SBIR-STTR Award

MRi is proposing, with its partner, Exotherm Corp (Camden, NJ) to demonstrate the feasibility of using exothermic brazing to join RCC (or C:SiC) composites to itself and/or to metal structures as an in orbit repair technique. The proposed Phase I work would be aimed at developing powder based brazing performs that would contain elements and compounds in powder particles that have been formed to have nano-phase dispersions of reactant compounds. These powder based performs would be placed in joints that upon ignition by spark or laser would self-propagate, releasing sufficient heat to braze reinforced carbon:carbon (RCC) composite materials to RCC or to refractory metals such as tantalum or niobium. In the proposed effort MRi and Exotherm will produce nano-phase particles of two candidate precursor materials (Ti-Si-C-based and WO3-Al-Zr-SiO2), demonstrate their exothermic properties, make RCC/RCC and RCC/(Nb or)Ta joints, characterize the joints and run lap shear strength The goal is to advance innovative, cost effective and reliable joining processes that would enable the in-flight repair of space shuttle or other reentry vehicles structures where RCC is being used. Although RCC structure repair is the specific application that is targeted, exothermic brazing technology would offer opportunity in the assembly of structures in space and on interplanetary missions, where high-energy heat sources would be difficult or impossible to use for in-flight joining, assembly and/or repair.

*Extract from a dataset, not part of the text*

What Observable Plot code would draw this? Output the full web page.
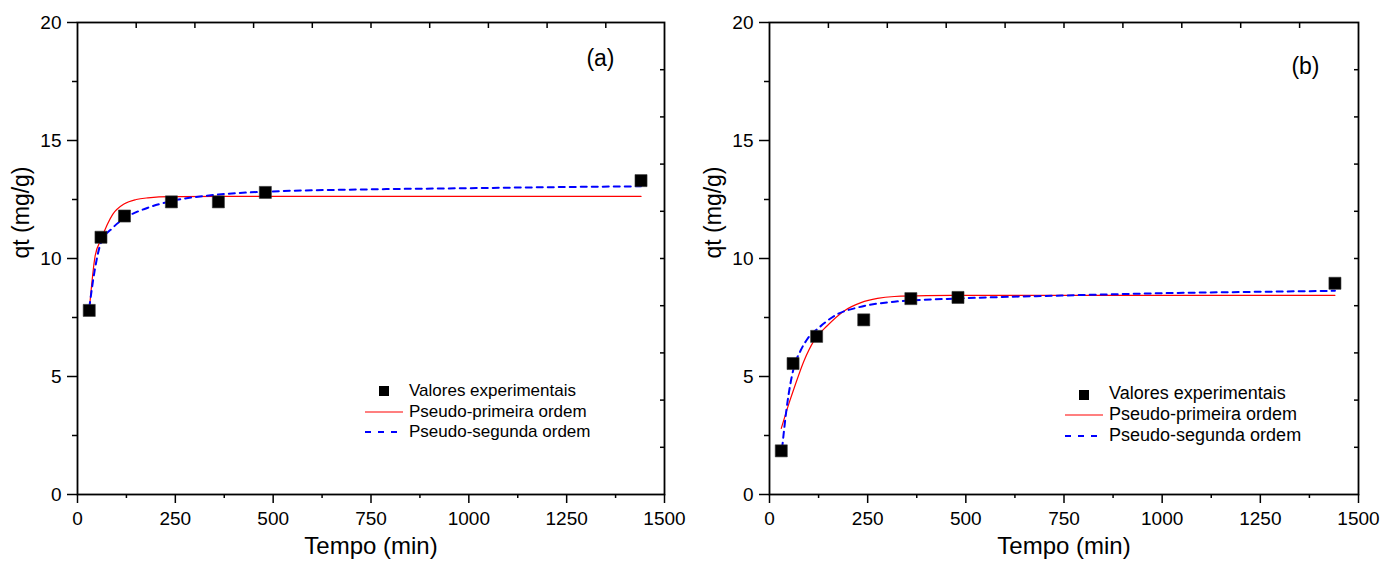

The Phase II project will advance innovative, cost effective and reliable nano-phase exothermic RCC joining processes (ExoBrazeTM) in order to be able to reinforce or repair of space shuttle or other reentry vehicle TPS structures. MRi, Boeing and NASA-Glen Research Center will be partnering to improve exothermic joining process control, to develop preforms that can bond RCC panels in a variety of configurations, to increase the joint strength and demonstrate process robustness, to test joints to validate expected service performance and to scale the joining process in order to fabricate demonstrator components for test and validation. The Phase II effort will look at improved WO3-Al exothermic precursors and develop preform based on polymer bound mats that control the amount of exothermics delivered to the RCC joints. MRi and its partners will develop methods to improve bond strengths through the use of joint prelayers, such as NASA-GRC's GRABER materials or other glass formers. After process improvements are made, MRi and Boeing will, using subcomponents, develop and demonstrate RCC panel repairs, stengthener ribs and panel doublers for as part of its robust RCC efforts. Mechanical and thermal tests will then be designed and conducted to develop more realistic test data on ExoBraze RCC joint performance.